MLA, 16th Legislative Assembly
- In office 2012–2017
- Constituency: Dariyabad, Barabanki, Uttar Pradesh

Personal details
- Born: 25 December 1952 Lucknow, Uttar Pradesh, India
- Died: 31 January 2022 (aged 69) Lucknow, Uttar Pradesh, India
- Party: Samajwadi Party (2012)
- Children: 2
- Occupation: MLA
- Profession: Politician, farmer

= Rajeev Kumar Singh (Dariyabad politician) =

Indian politician (1952–2022)

Rajeev Kumar Singh (25 December 1952 – 31 January 2022) was an Indian politician. He represented the Dariyabad in Barabanki district of Uttar Pradesh. He has been Agriculture minister of Uttar Pradesh and 6 times MLA.

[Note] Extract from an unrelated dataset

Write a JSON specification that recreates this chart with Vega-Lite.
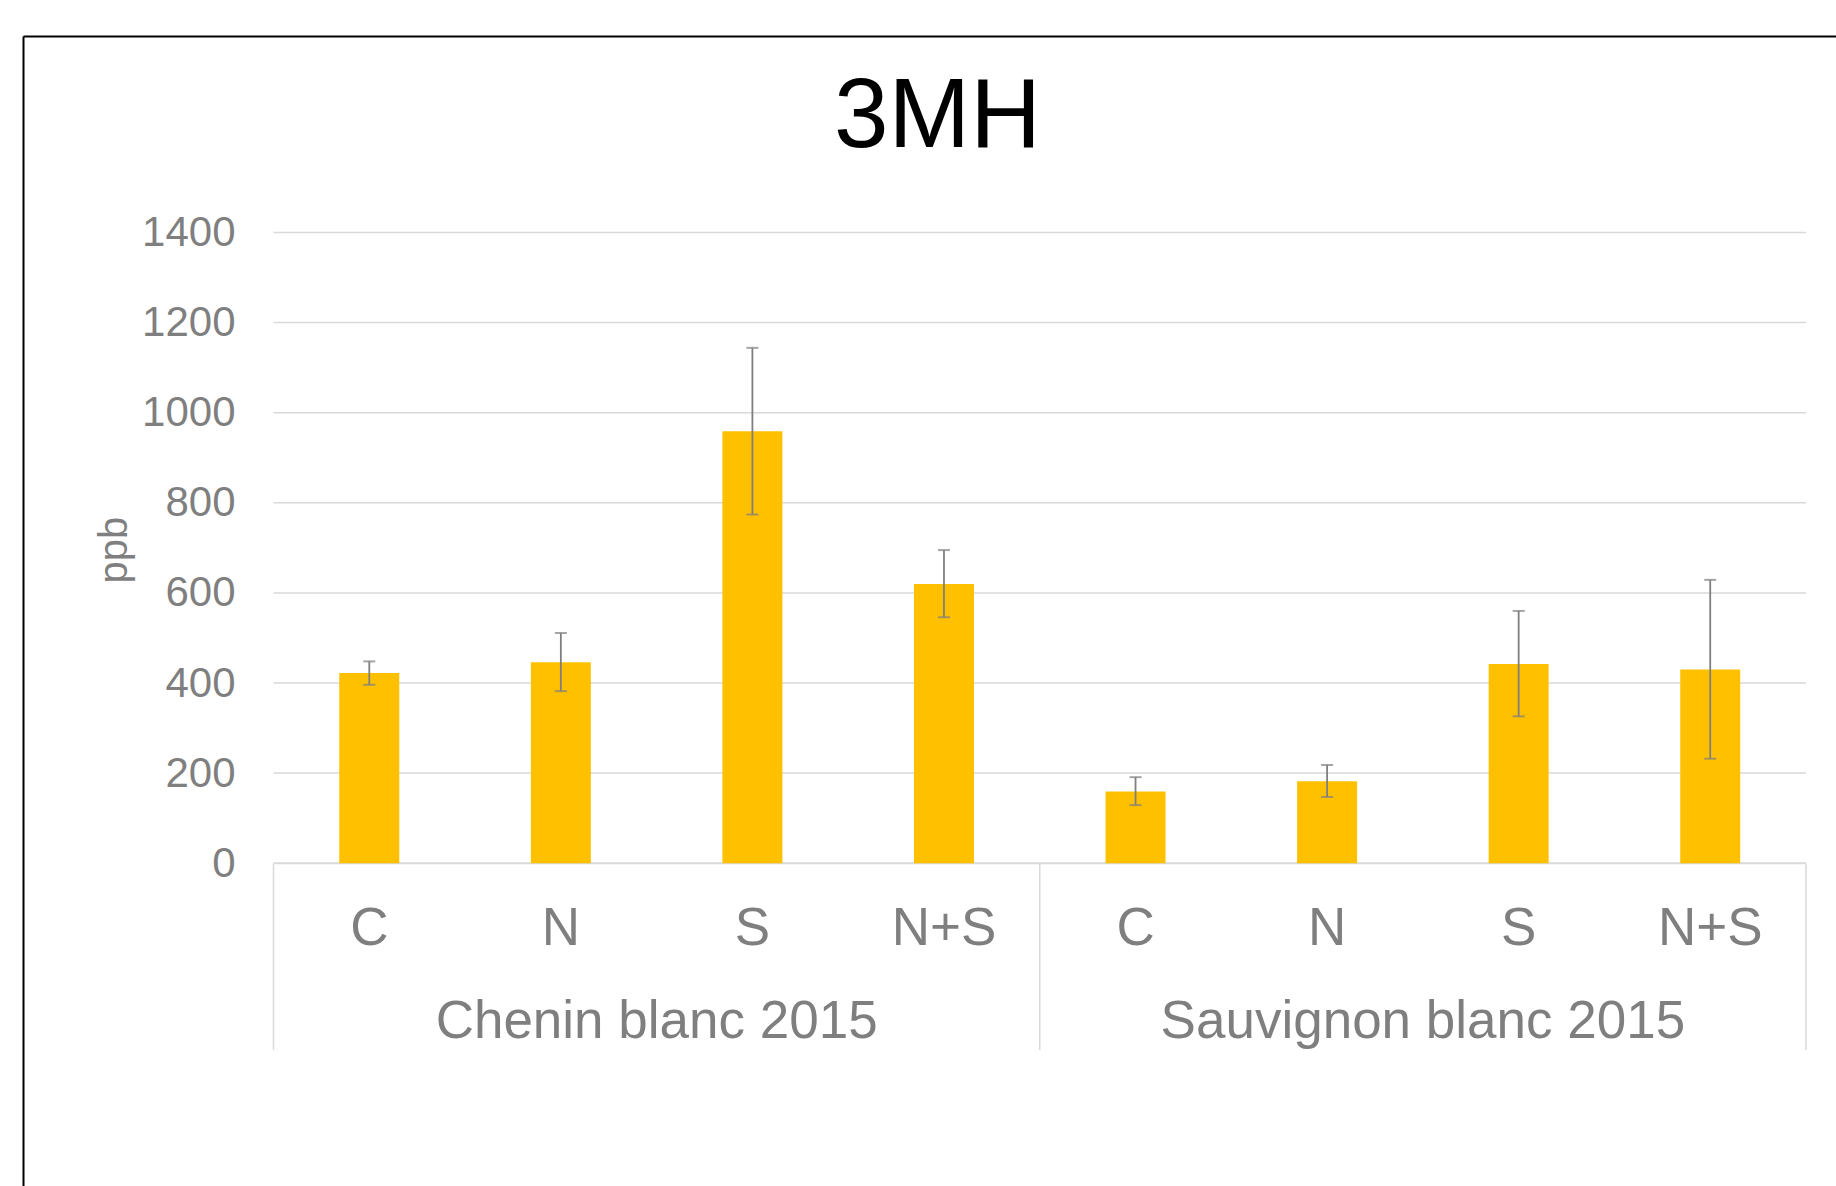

His self reported profile on UP Assembly website, mentioned that he was born on 25 December 1952 in Lucknow, in Thakur caste. He had studied till high school. He married on 6 February 1975 and had a son and a daughter. He had listed farming as his occupation. He died on 31 January 2022.

==Political career==
In 2012, Rajeev Kumar Singh contested Uttar Pradesh Assembly Election as Samajwadi Party candidate and won, becoming a member of the 16th Uttar Pradesh Assembly.

In 2017, Bharatiya Janta Party candidate Satish Chandra Sharma won the 2017 Uttar Pradesh Legislative Elections defeating Samajwadi Party candidate Rajeev Kumar Singh by a margin of 50,686 votes.